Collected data
*****

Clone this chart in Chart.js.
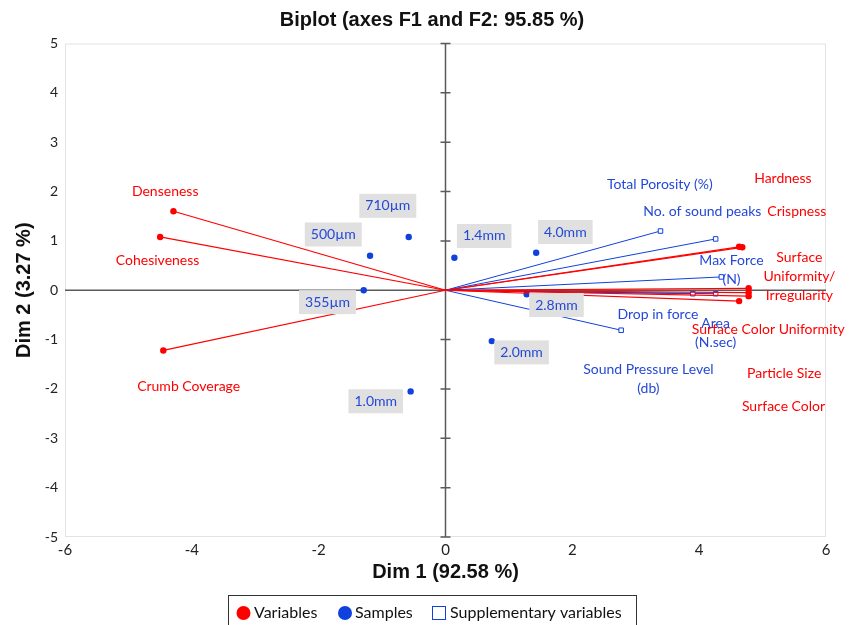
<!DOCTYPE html>
<html>
<head>
    <title>Biplot</title>
    <script src="https://cdn.jsdelivr.net/npm/chart.js"></script>
    <style>
        body { margin:0; background:#fff; }
        #wrap { width:859px; height:625px; }
    </style>
</head>
<body>
<div id="wrap"><canvas id="biplot" width="859" height="625"></canvas></div>
<script>
// active variables (red vectors)
const variableNames = ['Denseness','Cohesiveness','Crumb Coverage','Hardness','Crispness',
  'Surface\nUniformity/\nIrregularity','Surface Color Uniformity','Particle Size','Surface Color'];
const variableX = [-4.29,-4.50,-4.45,4.63,4.68,4.78,4.78,4.78,4.63];
const variableY = [1.60,1.08,-1.22,0.88,0.87,0.04,-0.05,-0.12,-0.22];
// samples (blue dots)
const sampleNames = ['710µm','500µm','355µm','1.0mm','1.4mm','4.0mm','2.8mm','2.0mm'];
const sampleX = [-0.58,-1.19,-1.29,-0.55,0.14,1.43,1.28,0.73];
const sampleY = [1.08,0.70,0.00,-2.05,0.66,0.76,-0.08,-1.03];
// supplementary variables (blue vectors, open squares)
const supNames = ['Total Porosity (%)','No. of sound peaks','Max Force\n(N)','Drop in force','Area\n(N.sec)','Sound Pressure Level\n(db)'];
const supX = [3.39,4.26,4.35,3.90,4.26,2.77];
const supY = [1.20,1.04,0.27,-0.07,-0.07,-0.81];
// where the labels sit (data units, text centre)
const variableLabelX = [-4.42,-4.54,-4.05,5.32,5.54,5.58,5.09,5.34,5.33];
const variableLabelY = [2.01,0.61,-1.95,2.27,1.60,0.28,-0.79,-1.68,-2.35];
const sampleLabelX = [-0.91,-1.77,-1.86,-1.10,0.61,1.89,1.75,1.20];
const sampleLabelY = [1.71,1.13,-0.24,-2.25,1.10,1.18,-0.30,-1.26];
const supLabelX = [3.38,4.05,4.51,3.35,4.26,3.20];
const supLabelY = [2.14,1.59,0.41,-0.49,-0.87,-1.80];
const xTicks = [-6,-4,-2,0,2,4,6];
const yTicks = [-5,-4,-3,-2,-1,0,1,2,3,4,5];

const RED = '#ff0000';
const BLUE = '#1040e0';
const TXT_BLUE = '#2448d8';
const labelFont = '14px Lato, "Open Sans", sans-serif';
const headFont = 'bold 20px "Liberation Sans", Arial, sans-serif';

const datasets = [];
variableX.forEach((x,i)=>{
  datasets.push({type:'line',data:[{x:0,y:0},{x:x,y:variableY[i]}],borderColor:RED,borderWidth:1.2,
    pointRadius:[0,3.2],pointBackgroundColor:RED,pointBorderWidth:0,fill:false,tension:0});
});
supX.forEach((x,i)=>{
  datasets.push({type:'line',data:[{x:0,y:0},{x:x,y:supY[i]}],borderColor:BLUE,borderWidth:1,
    pointStyle:'rect',pointRadius:[0,3.2],pointBackgroundColor:'#fff',pointBorderColor:BLUE,pointBorderWidth:1,fill:false,tension:0});
});
datasets.push({type:'scatter',data:sampleX.map((x,i)=>({x:x,y:sampleY[i]})),
  pointRadius:3.2,pointBackgroundColor:BLUE,pointBorderWidth:0});

function drawText(ctx,text,px,py,color){
  const lines=text.split('\n'); const lh=19;
  ctx.fillStyle=color;
  lines.forEach((l,k)=>ctx.fillText(l,px,py+(k-(lines.length-1)/2)*lh));
}

const biplotDecor = {
  id:'biplotDecor',
  beforeDatasetsDraw(chart){
    const {ctx,chartArea:a,scales:{x,y}}=chart;
    ctx.save();
    ctx.strokeStyle='#e3e3e3'; ctx.lineWidth=1;
    ctx.strokeRect(a.left+0.5,a.top+0.5,a.right-a.left-1,a.bottom-a.top-1);
    ctx.strokeStyle='#5a5a5a'; ctx.lineWidth=1.5;
    const x0=x.getPixelForValue(0), y0=y.getPixelForValue(0);
    ctx.beginPath();
    ctx.moveTo(a.left,y0); ctx.lineTo(a.right,y0);
    ctx.moveTo(x0,a.top); ctx.lineTo(x0,a.bottom);
    yTicks.forEach(v=>{const py=y.getPixelForValue(v); ctx.moveTo(x0-5,py); ctx.lineTo(x0+5,py);});
    ctx.stroke();
    ctx.restore();
  },
  afterDatasetsDraw(chart){
    const {ctx,scales:{x,y}}=chart;
    ctx.save();
    ctx.font=labelFont; ctx.textAlign='center'; ctx.textBaseline='middle';
    variableNames.forEach((n,i)=>drawText(ctx,n,x.getPixelForValue(variableLabelX[i]),y.getPixelForValue(variableLabelY[i]),RED));
    supNames.forEach((n,i)=>drawText(ctx,n,x.getPixelForValue(supLabelX[i]),y.getPixelForValue(supLabelY[i]),TXT_BLUE));
    sampleNames.forEach((n,i)=>{
      const px=x.getPixelForValue(sampleLabelX[i]), py=y.getPixelForValue(sampleLabelY[i]);
      const w=ctx.measureText(n).width+12;
      ctx.fillStyle='#e0e0e0'; ctx.fillRect(px-w/2,py-12,w,24);
      drawText(ctx,n,px,py,TXT_BLUE);
    });
    ctx.restore();
  },
  afterDraw(chart){
    const ctx=chart.ctx;
    ctx.save();
    // chart title
    ctx.font=headFont; ctx.fillStyle='#111'; ctx.textAlign='center'; ctx.textBaseline='middle';
    ctx.fillText('Biplot (axes F1 and F2: 95.85 %)',432,20);
    // legend box at the bottom
    ctx.strokeStyle='#333'; ctx.lineWidth=1;
    ctx.strokeRect(228.5,595.5,408,40);
    ctx.font='16px Lato, "Open Sans", sans-serif';
    ctx.textBaseline='middle'; ctx.textAlign='left';
    const ly=613;
    ctx.fillStyle=RED; ctx.beginPath(); ctx.arc(243.5,ly,7,0,Math.PI*2); ctx.fill();
    ctx.fillStyle='#111'; ctx.fillText('Variables',254,ly);
    ctx.fillStyle=BLUE; ctx.beginPath(); ctx.arc(345,ly,7,0,Math.PI*2); ctx.fill();
    ctx.fillStyle='#111'; ctx.fillText('Samples',355,ly);
    ctx.strokeStyle=BLUE; ctx.strokeRect(432.5,606.5,13,13);
    ctx.fillStyle='#111'; ctx.fillText('Supplementary variables',450,ly);
    ctx.restore();
  }
};

new Chart(document.getElementById('biplot'),{
  data:{datasets:datasets},
  options:{
    responsive:false, animation:false,
    layout:{padding:{left:0,right:33,top:43.5,bottom:0}},
    plugins:{legend:{display:false}, tooltip:{enabled:false}, title:{display:false}},
    scales:{
      x:{type:'linear',min:-6,max:6,
        afterBuildTicks:s=>{s.ticks=xTicks.map(v=>({value:v}));},
        afterFit:s=>{s.height=88;},
        grid:{display:false,drawTicks:false},border:{display:false},
        ticks:{padding:4,color:'#222',font:{family:'Lato, "Open Sans", sans-serif',size:15}},
        title:{display:true,text:'Dim 1 (92.58 %)',color:'#111',
          font:{family:'"Liberation Sans", Arial, sans-serif',size:20,weight:'bold'},padding:{top:4,bottom:41}}},
      y:{type:'linear',min:-5,max:5,
        afterBuildTicks:s=>{s.ticks=yTicks.map(v=>({value:v}));},
        afterFit:s=>{s.width=65;},
        grid:{display:false,drawTicks:false},border:{display:false},
        ticks:{padding:7,color:'#222',font:{family:'Lato, "Open Sans", sans-serif',size:14}},
        title:{display:true,text:'Dim 2 (3.27 %)',color:'#111',
          font:{family:'"Liberation Sans", Arial, sans-serif',size:20,weight:'bold'},padding:{top:12,bottom:4}}}
    }
  },
  plugins:[biplotDecor]
});
</script>
</body>
</html>
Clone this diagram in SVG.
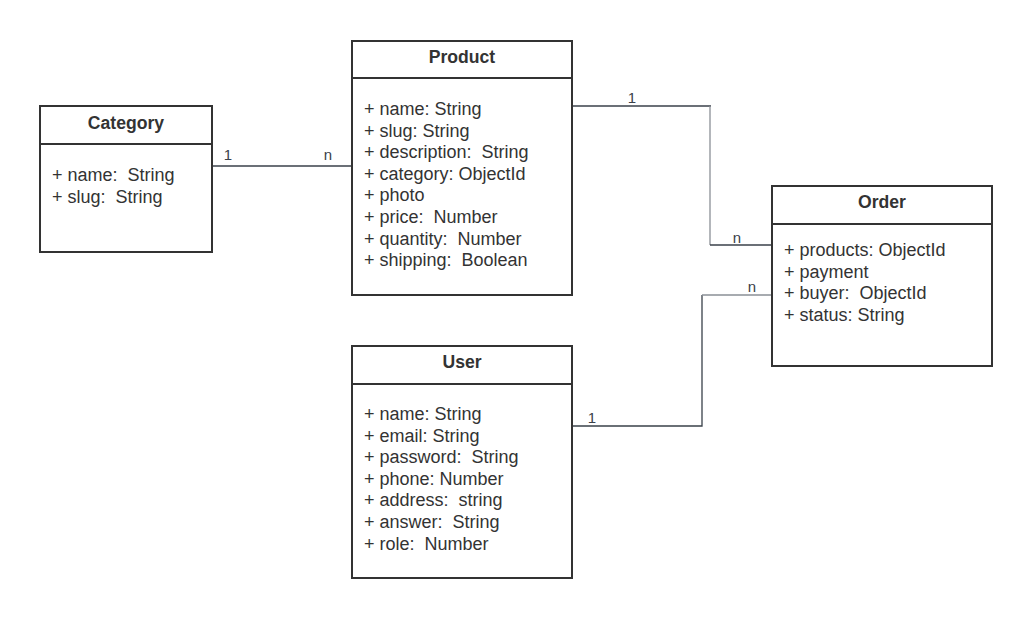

*****

● EXERCISE REQUIREMENTS: Locate the word "Clone" in the data above. Copy every line carrying it.

● THE REPLY:
Clone this chart in Chart.js.
Clone this diagram in SVG.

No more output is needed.